Memories of the Future
New York Premiere
Dance Collective Arnhemse Meisjes, 2020, The Netherlands, 12m
Memories of the Future is a short dance film by Dance Collective Arnhemse Meisjes. This film tells the story of one and each person at the same time. We dance a powerful life path in which experiences from the past and memories from the future emerge. They come together in the present moment. This is a human story: your story. A story of your ancestors and your (grand)children. Do the future and the past run parallel in the present? Everything is allowed, because everything turns; everything comes, everything passes. Like the seasons, a cycle of life and death. We fall and get up again. We turn, until the present moment is all that remains. That’s what we can hold on to. Here, now. You, me, we.

Child of the screen
New York Premiere
Nathan Hirschaut, 2021, USA, 5m
Child of the screen is a short dance/theatre film about a boy who is raised and shaped by the screen, and other mediating forces.

Widow’s End
New York Premiere
Jil Guyon, 2020, USA, 5m
The perils of isolation and climate instability meet in this split-screen video set against the backdrop of a volcanic red-rock quarry in southern Iceland. Caught in an extreme, inhospitable landscape, a bereaved woman finds herself enveloped in a swath of black fabric. The intensity of her stillness combines with a stark sound score to form a slowly shifting visual tableau that explores the terrain where inner and outer realities collide.

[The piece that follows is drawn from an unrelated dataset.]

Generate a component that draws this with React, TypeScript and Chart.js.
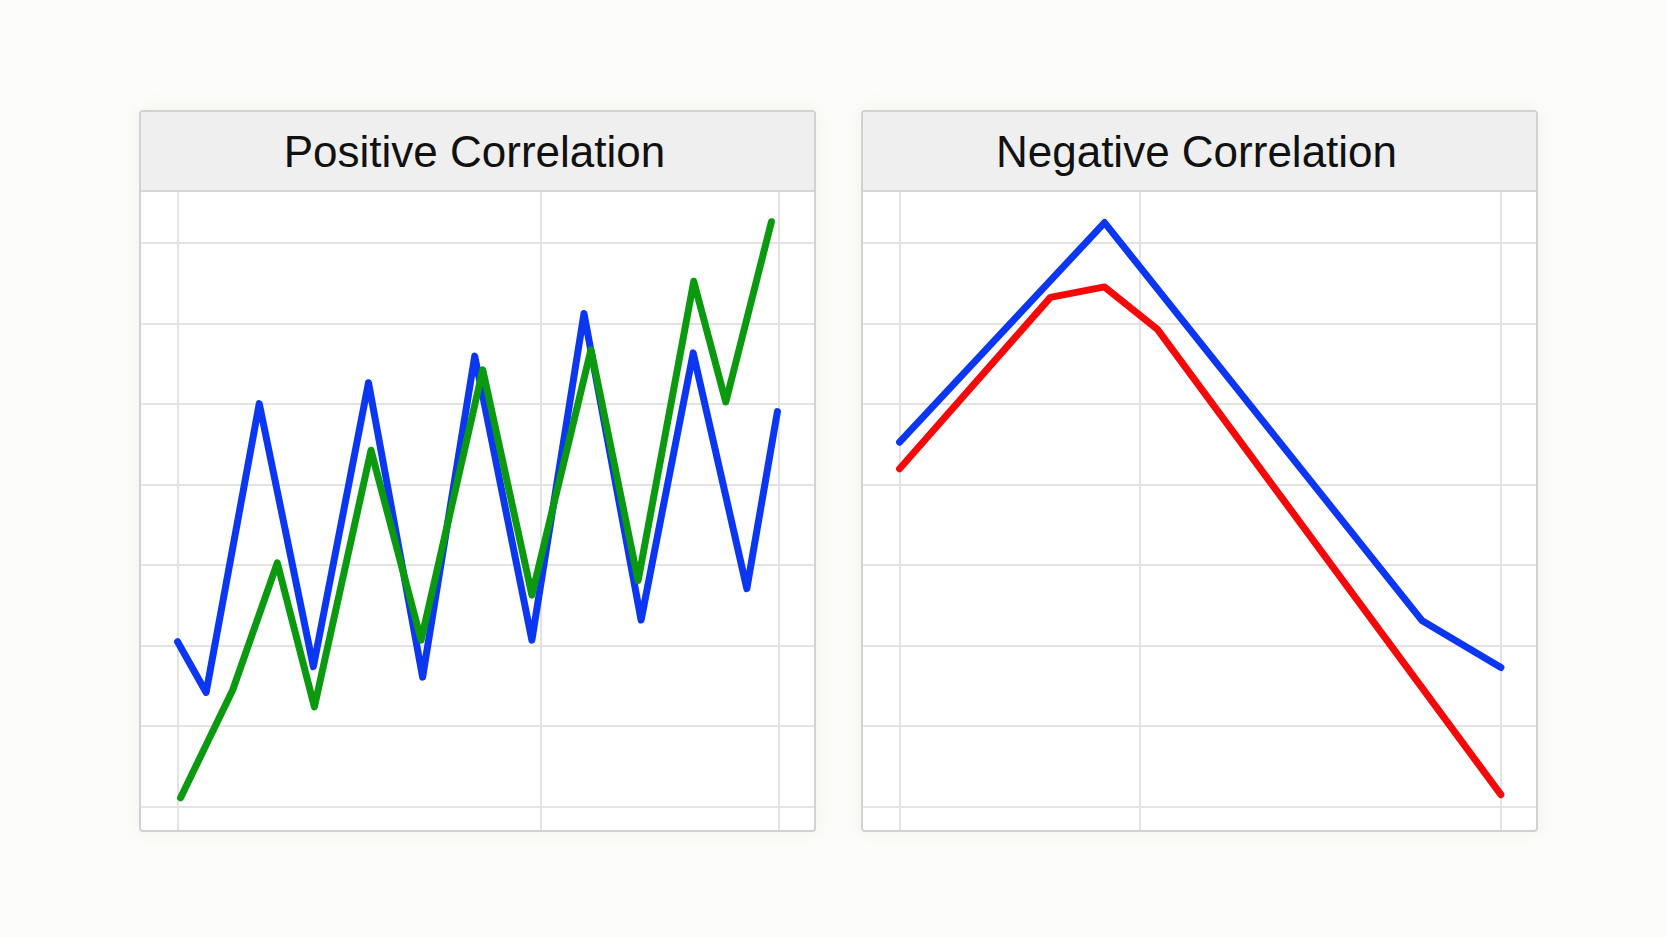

They Dance With Their Heads
New York Premiere
Thomas Corriveau, 2021, Canada, 8m
English and French with English subtitles
The severed head of a choreographer is held captive by an eagle on a desert island. With a dazzling mastery of drawing and painting, this animated short unexpectedly takes us into the sensitive world of an artist madly in love with dance. “The film was developed from a series of workshops with fabulous dancers in Montréal,” director Thomas Corriveau explains. “As I was drawing and painting, I wanted the energy of the colored lines to fully participate in the emergence of a strong and sensitive bodily presence for the dancers.”

Liminality
New York Premiere
Jennifer Akalina Petuch, Annali Rose, 2020, USA, 8m
Liminality is an underwater dance film inspired by the inevitable journey ballet dancers face when retiring from their professional careers. Co-directors Annali Rose and Jennie Akalina Petuch explore the question of “What happens when the fairy tale is over?” Looking to Swan Lake as the quintessential classical ballet, Liminality imagines what Odette may have experienced upon plunging to her watery death in the depths of the lake. There is no prescribed happily-ever-after; instead, you will witness a moment of suspended reality, disenchantment, vulnerability, self-discovery, and transformation. Here, the heroine explores the space in between life and death, coming to terms with the end of her world as she knew it, and finding the strength and courage to move into a new existence—one that is full of possibilities yet to be written.

Evidence of it All
New York Premiere
Drew Jacoby, 2021, USA, 9m
Film director and choreographer Drew Jacoby (Nederlands Dans Theater, Royal Ballet of Flanders) explores the realm of the seven deadly sins in her first short dance film for SFDanceworks. With an original story by Pulitzer Prize–winning librettist Royce Vavrek, the film captures a woman in solitude, pulsating through her memories. Drawing inspiration from iconic artists Maya Deren and Peter Lindbergh, Jacoby’s graphic movement style and aesthetic give the film an eerie, absurd, and sometimes surreal sensuality. With narration by Golden Globe–winning and Oscar-nominated actress Rosamund Pike and sound design by the brilliant composer Mikael Karlsson (an Alicia Keys and Lykke Li collaborator), Princess Grace Award–winning contemporary dancer Meredith Webster (Alonzo King’s LINES Ballet) takes the viewer on an intimate and riveting journey through her troubled mind, shedding light on the perpetual inner carnal struggle.

Dive
New York Premiere
Oscar Sansom, 2021, UK, 13m
Scottish Ballet’s Choreographer in Residence Sophie Laplane partners with James Bonas (director of the 2019 ballet The Crucible) and filmmaker Oscar Sansom to create Dive, a short film inspired by French artist Yves Klein and what has become the world’s most famous shade of blue. Expect Laplane’s quintessentially quirky choreography paired with striking visuals in this teal-toned treat.